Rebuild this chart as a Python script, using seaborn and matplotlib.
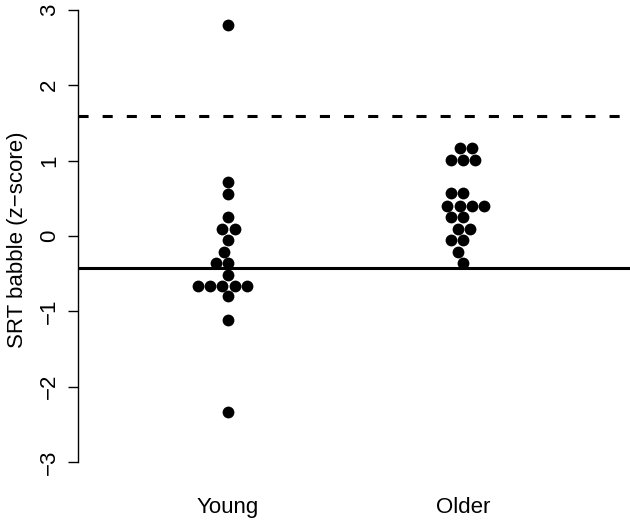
#!/usr/bin/env python
import pandas as pd
import seaborn as sns
from matplotlib import pyplot as plt

# values (z-scores)
young = [2.80, 0.71, 0.55, 0.25, 0.09, 0.09, -0.05, -0.21, -0.36, -0.36,
         -0.52, -0.66, -0.66, -0.66, -0.66, -0.66, -0.80, -1.12, -2.34]
older = [1.16, 1.16, 1.01, 1.01, 1.01, 0.57, 0.57, 0.40, 0.40, 0.40, 0.40,
         0.25, 0.25, 0.09, 0.09, -0.05, -0.05, -0.22, -0.36]
groups = ["Young", "Older"]
solid_ref = -0.42
dashed_ref = 1.59
yticks = [-3, -2, -1, 0, 1, 2, 3]

df = pd.DataFrame({
    "group": ["Young"] * len(young) + ["Older"] * len(older),
    "z": young + older,
})

sns.set_theme(style="white", rc={"text.color": "black",
                                 "axes.labelcolor": "black",
                                 "xtick.color": "black",
                                 "ytick.color": "black"})
plt.rcParams["font.family"] = ["Liberation Sans", "DejaVu Sans"]

fig = plt.figure(figsize=(6.3, 5.23), dpi=100)
ax = fig.add_axes([78 / 630, (523 - 480) / 523, 1 - 78 / 630, 480 / 523])

sns.swarmplot(data=df, x="group", y="z", order=groups, color="black",
              size=8.5, ax=ax, zorder=3)

ax.axhline(solid_ref, color="black", lw=2.2, zorder=2)
ax.axhline(dashed_ref, color="black", lw=2.2, dashes=(3.3, 4.6), zorder=2)

ax.set_xlim(-0.638, 1.71)
ax.set_ylim(-3.24, 3.13)
ax.set_yticks(yticks)
ax.set_yticklabels([str(t).replace("-", "\u2212") for t in yticks],
                   rotation=90, va="center", fontsize=16)
ax.tick_params(axis="y", left=True, length=7, width=1, color="black", pad=6)
ax.tick_params(axis="x", bottom=False, length=0, labelsize=16, pad=12)
ax.set_xlabel("")
ax.set_ylabel("SRT babble (z\u2212score)", fontsize=16, labelpad=8)

for s in ["top", "right", "bottom"]:
    ax.spines[s].set_visible(False)
ax.spines["left"].set_color("black")
ax.spines["left"].set_linewidth(1)
ax.spines["left"].set_bounds(-3, 3)
ax.grid(False)

fig.savefig("out.png", dpi=100)
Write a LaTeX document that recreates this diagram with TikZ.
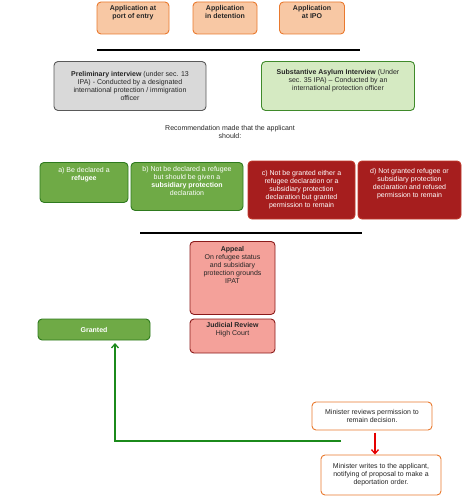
\documentclass[tikz,border=0pt]{standalone}
\usepackage{fontspec}
\setmainfont{Liberation Sans}
\usetikzlibrary{arrows.meta}
\definecolor{appfill}{HTML}{F8C8A4}
\definecolor{appline}{HTML}{E9792E}
\definecolor{prelfill}{HTML}{D9D9D9}
\definecolor{prelline}{HTML}{595959}
\definecolor{subfill}{HTML}{D5EAC2}
\definecolor{subline}{HTML}{3F8A2A}
\definecolor{recfill}{HTML}{6FAA46}
\definecolor{recline}{HTML}{2E7A1E}
\definecolor{refusefill}{HTML}{A61E1E}
\definecolor{refuseline}{HTML}{C0392B}
\definecolor{appealfill}{HTML}{F4A19A}
\definecolor{appealline}{HTML}{8B1A1A}
\definecolor{greenarrow}{HTML}{1B8A1B}
\tikzset{
  box/.style={draw,rounded corners=4pt,line width=0.9pt,align=center,
    font=\fontsize{7}{8}\selectfont,inner sep=2pt,text=black!85},
  appbox/.style={box,fill=appfill,draw=appline,font=\fontsize{7}{8}\selectfont\bfseries},
  prelbox/.style={box,fill=prelfill,draw=prelline},
  subbox/.style={box,fill=subfill,draw=subline},
  recbox/.style={box,fill=recfill,draw=recline,text=white},
  refusebox/.style={box,fill=refusefill,draw=refuseline,text=white},
  appealbox/.style={box,fill=appealfill,draw=appealline},
  ministerbox/.style={box,fill=white,draw=appline},
  divider/.style={line width=1.6pt},
}
\begin{document}
\begin{tikzpicture}[x=1pt,y=-1pt]
  \useasboundingbox (0,0) rectangle (474,503);
  % applications
  \node[appbox,minimum width=72pt,minimum height=32pt] (entry) at (133,18) {Application at\\port of entry\\[4pt]};
  \node[appbox,minimum width=64pt,minimum height=32pt] (detention) at (225,18) {Application\\in detention\\[4pt]};
  \node[appbox,minimum width=65pt,minimum height=32pt] (ipo) at (312,18) {Application\\at IPO\\[4pt]};
  \draw[divider] (97,50) -- (360,50);
  % interviews
  \node[prelbox,minimum width=152pt,minimum height=49pt] (prelim) at (130,86)
    {\textbf{Preliminary interview} (under sec. 13\\IPA) - Conducted by a designated\\international protection / immigration\\officer};
  \node[subbox,minimum width=153pt,minimum height=49pt] (subst) at (338,86)
    {\textbf{Substantive Asylum Interview} (Under\\sec. 35 IPA) -- Conducted by an\\international protection officer\\[4pt]};
  \node[align=center,font=\fontsize{7}{8}\selectfont,text=black!85] (recommend) at (230,132) {Recommendation made that the applicant\\should:};
  % recommendations
  \node[recbox,minimum width=88pt,minimum height=40pt,anchor=north] (refugee) at (84,162) {a) Be declared a\\\textbf{refugee}\\[8pt]};
  \node[recbox,minimum width=112pt,minimum height=48pt,anchor=north] (subsidiary) at (187,162)
    {b) Not be declared a refugee\\but should be given a\\\textbf{subsidiary protection}\\declaration\\[3pt]};
  \node[refusebox,minimum width=107pt,minimum height=58pt] (permission) at (301.5,190)
    {c) Not be granted either a\\refugee declaration or a\\subsidiary protection\\declaration but granted\\permission to remain};
  \node[refusebox,minimum width=103pt,minimum height=58pt] (refused) at (409.5,190)
    {d) Not granted refugee or\\subsidiary protection\\declaration and refused\\permission to remain\\[6pt]};
  \draw[divider] (140,233) -- (362,233);
  % appeal
  \node[appealbox,minimum width=85pt,minimum height=73pt,anchor=north] (appeal) at (232.5,241)
    {\textbf{Appeal}\\On refugee status\\and subsidiary\\protection grounds\\IPAT\\[18pt]};
  \node[appealbox,minimum width=85pt,minimum height=34pt] (review) at (232.5,336)
    {\textbf{Judicial Review}\\High Court\\[6pt]};
  \node[recbox,minimum width=112pt,minimum height=21pt,font=\fontsize{7}{8}\selectfont\bfseries] (granted) at (94,329.5) {Granted};
  % minister
  \node[ministerbox,minimum width=120pt,minimum height=28pt] (reviews) at (372,416)
    {Minister reviews permission to\\remain decision.};
  \node[ministerbox,minimum width=120pt,minimum height=40pt] (writes) at (381,475)
    {Minister writes to the applicant,\\notifying of proposal to make a\\deportation order.};
  \coordinate (turn) at (341,441);
  \draw[greenarrow,line width=1.3pt,-{Straight Barb[length=4pt,width=7pt]}] (turn) -- (115,441) -- (115,343);
  \draw[red!90!black,line width=1.3pt,-{Straight Barb[length=4pt,width=7pt]}] (375,432.5) -- (writes.north -| 375,0);
\end{tikzpicture}
\end{document}
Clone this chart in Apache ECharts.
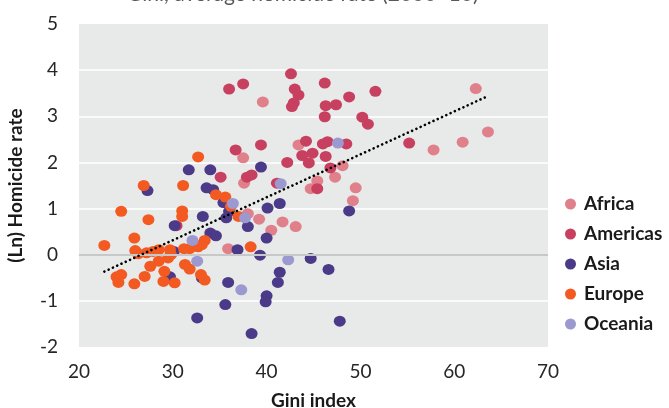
<!DOCTYPE html>
<html>
<head>
<meta charset="utf-8">
<script src="https://cdn.jsdelivr.net/npm/echarts@6/dist/echarts.min.js"></script>
<style>html,body{margin:0;padding:0;background:#fff}#c{width:669px;height:408px}</style>
</head>
<body>
<div id="c"></div>
<script>
// Gini index, (Ln) homicide rate
const africa = [[39.6,3.31],[37.5,2.10],[43.4,2.38],[37.6,1.55],[62.3,3.60],[57.8,2.27],[60.9,2.44],[63.6,2.66],[48.1,1.93],[47.3,1.68],[45.4,1.60],[44.7,1.43],[49.5,1.45],[49.2,1.17],[38.0,0.89],[39.2,0.77],[41.7,0.71],[40.5,0.53],[43.1,0.61],[35.9,0.13]];
const americas = [[36.0,3.59],[37.5,3.70],[42.6,3.92],[43.0,3.59],[43.4,3.46],[42.9,3.29],[42.7,3.21],[36.7,2.27],[39.4,2.38],[44.2,2.46],[43.8,2.15],[44.9,2.20],[44.5,1.99],[42.2,2.00],[35.1,1.68],[37.9,1.68],[38.4,1.73],[41.1,1.55],[46.2,3.72],[48.8,3.42],[51.6,3.54],[46.3,3.23],[47.4,3.25],[46.2,2.99],[50.2,2.98],[50.8,2.83],[46.0,2.40],[46.5,2.45],[48.5,2.40],[55.2,2.42],[46.3,2.13],[46.8,1.88],[45.4,1.43],[30.4,0.63]];
const asia = [[31.7,1.84],[34.0,1.84],[39.4,1.90],[27.3,1.39],[33.6,1.45],[34.3,1.41],[35.4,1.13],[36.0,0.94],[35.7,0.80],[38.0,0.61],[40.1,1.01],[41.4,1.11],[40.0,0.36],[33.2,0.83],[30.2,0.63],[34.0,0.47],[34.6,0.41],[30.1,0.07],[36.9,0.11],[39.3,-0.01],[44.7,-0.08],[29.7,-0.48],[33.1,-0.50],[35.9,-0.60],[41.4,-0.38],[41.2,-0.60],[40.0,-0.89],[39.9,-1.02],[35.6,-1.08],[32.6,-1.37],[38.4,-1.71],[48.8,0.95],[46.6,-0.32],[47.8,-1.44]];
const europe = [[32.7,2.12],[26.9,1.50],[31.1,1.50],[34.6,1.30],[35.6,1.25],[36.2,1.05],[37.0,0.83],[24.5,0.94],[27.4,0.76],[31.0,0.95],[31.0,0.83],[25.9,0.36],[33.4,0.31],[33.1,0.22],[32.7,0.17],[31.2,0.13],[31.8,0.13],[22.7,0.20],[26.0,0.09],[26.3,0.02],[27.2,0.04],[27.9,0.07],[28.5,0.11],[29.7,0.11],[29.8,0.00],[38.3,0.17],[27.6,-0.25],[28.5,-0.14],[29.5,-0.07],[31.3,-0.21],[31.8,-0.31],[29.1,-0.36],[29.0,-0.58],[30.2,-0.61],[27.0,-0.47],[25.9,-0.63],[24.5,-0.43],[24.2,-0.60],[24.0,-0.48],[33.0,-0.43],[33.4,-0.55]];
const oceania = [[41.5,1.54],[36.4,1.11],[37.7,0.80],[32.1,0.31],[42.3,-0.11],[32.6,-0.14],[37.3,-0.76],[47.6,2.42]];

const regionNames = ['Africa','Americas','Asia','Europe','Oceania'];
const regionData = [africa, americas, asia, europe, oceania];
const regionColors = ['#e0808a','#c8405f','#4b3a87','#f35a22','#9b99cf'];
const xTicks = {min:20, max:70, interval:10};
const yTicks = {min:-2, max:5, interval:1};

// least-squares trend line from all points
const all = regionData.flat();
const n = all.length;
const mx = all.reduce((s,p)=>s+p[0],0)/n;
const my = all.reduce((s,p)=>s+p[1],0)/n;
let sxy=0, sxx=0;
all.forEach(p=>{sxy+=(p[0]-mx)*(p[1]-my); sxx+=(p[0]-mx)*(p[0]-mx);});
const slope = sxy/sxx, icpt = my - slope*mx;
const xmin = Math.min(...all.map(p=>p[0])), xmax = Math.max(...all.map(p=>p[0]));
const trend = [[xmin, icpt+slope*xmin],[xmax, icpt+slope*xmax]];

const FONT = 'Lato';
const chart = echarts.init(document.getElementById('c'));
const series = regionNames.map((nm,i)=>({
  name: nm, type:'scatter', data: regionData[i], symbol:'circle', symbolSize:[12,11],
  itemStyle:{color: regionColors[i], opacity:1}, z: 3
}));
series.unshift({
  type:'line', data:[], z:1, silent:true,
  markLine:{silent:true, symbol:'none', label:{show:false}, animation:false,
    lineStyle:{color:'#c8c8c8', width:2, type:'solid'}, data:[{yAxis:0}]}
});
series.push({
  name:'trend', type:'line', data: trend, symbol:'none', z:5, silent:true,
  lineStyle:{color:'#000', width:2.6, type:[0.1,4.6], cap:'round'}
});
chart.setOption({
  animation:false,
  title:{text:'Gini, average homicide rate (2000–10)', left:122, top:-21,
    textStyle:{fontFamily:FONT, fontSize:21, fontWeight:'normal', color:'#595959'}},
  legend:{data:regionNames, orient:'vertical', left:560, top:189, itemGap:10,
    icon:'circle', itemWidth:11, itemHeight:11,
    textStyle:{fontFamily:FONT, fontSize:19, fontWeight:'bold', color:'#1a1a1a', lineHeight:20, padding:[0,0,0,3]}},
  grid:{left:79, right:121, top:24, bottom:61, show:true, backgroundColor:'#e8e9e9', borderWidth:0,
    containLabel:false, outerBoundsMode:'none'},
  xAxis:{type:'value', min:xTicks.min, max:xTicks.max, interval:xTicks.interval,
    name:'Gini index', nameLocation:'middle', nameGap:44,
    nameTextStyle:{fontFamily:FONT, fontSize:19, fontWeight:'bold', color:'#1a1a1a'},
    axisLine:{show:false}, axisTick:{show:false}, splitLine:{show:false},
    axisLabel:{fontFamily:FONT, fontSize:19, color:'#262626', margin:15}},
  yAxis:{type:'value', min:yTicks.min, max:yTicks.max, interval:yTicks.interval,
    name:'(Ln) Homicide rate', nameLocation:'middle', nameGap:54,
    nameTextStyle:{fontFamily:FONT, fontSize:19, fontWeight:'bold', color:'#1a1a1a'},
    axisLine:{show:false}, axisTick:{show:false},
    splitLine:{show:true, showMinLine:false, showMaxLine:false, lineStyle:{color:'#ffffff', width:1.5}},
    axisLabel:{fontFamily:FONT, fontSize:19, color:'#262626', margin:21}},
  series: series
});
</script>
</body>
</html>
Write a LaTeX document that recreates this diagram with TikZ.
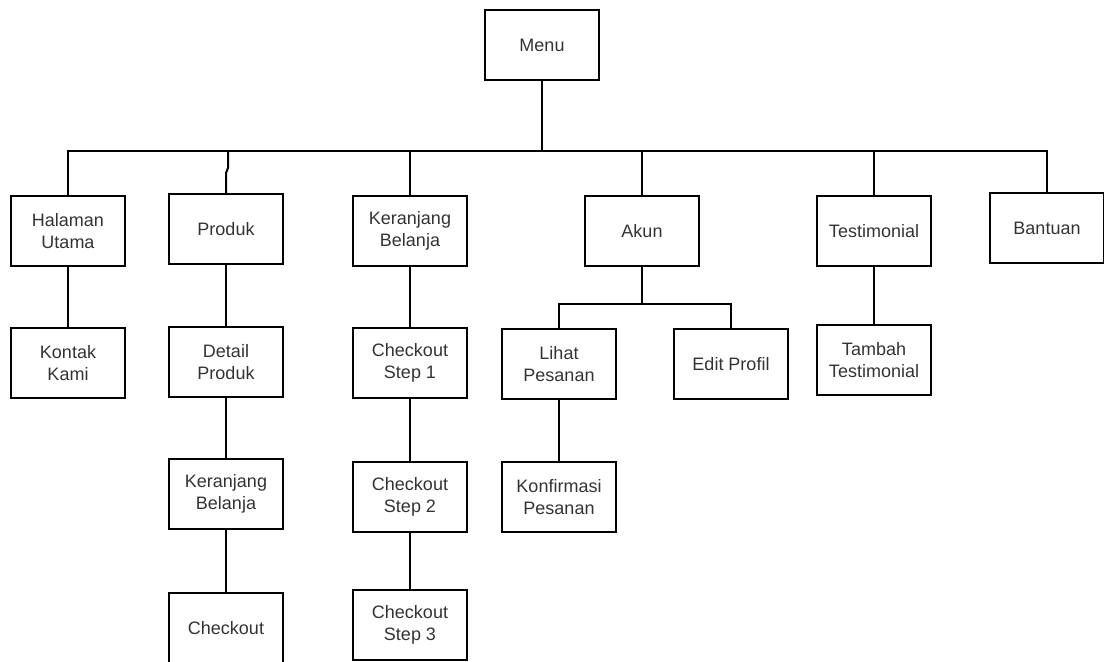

■ ■ ■ ■

How many lines of the listing include the string "this"? Answer with the number alone.

4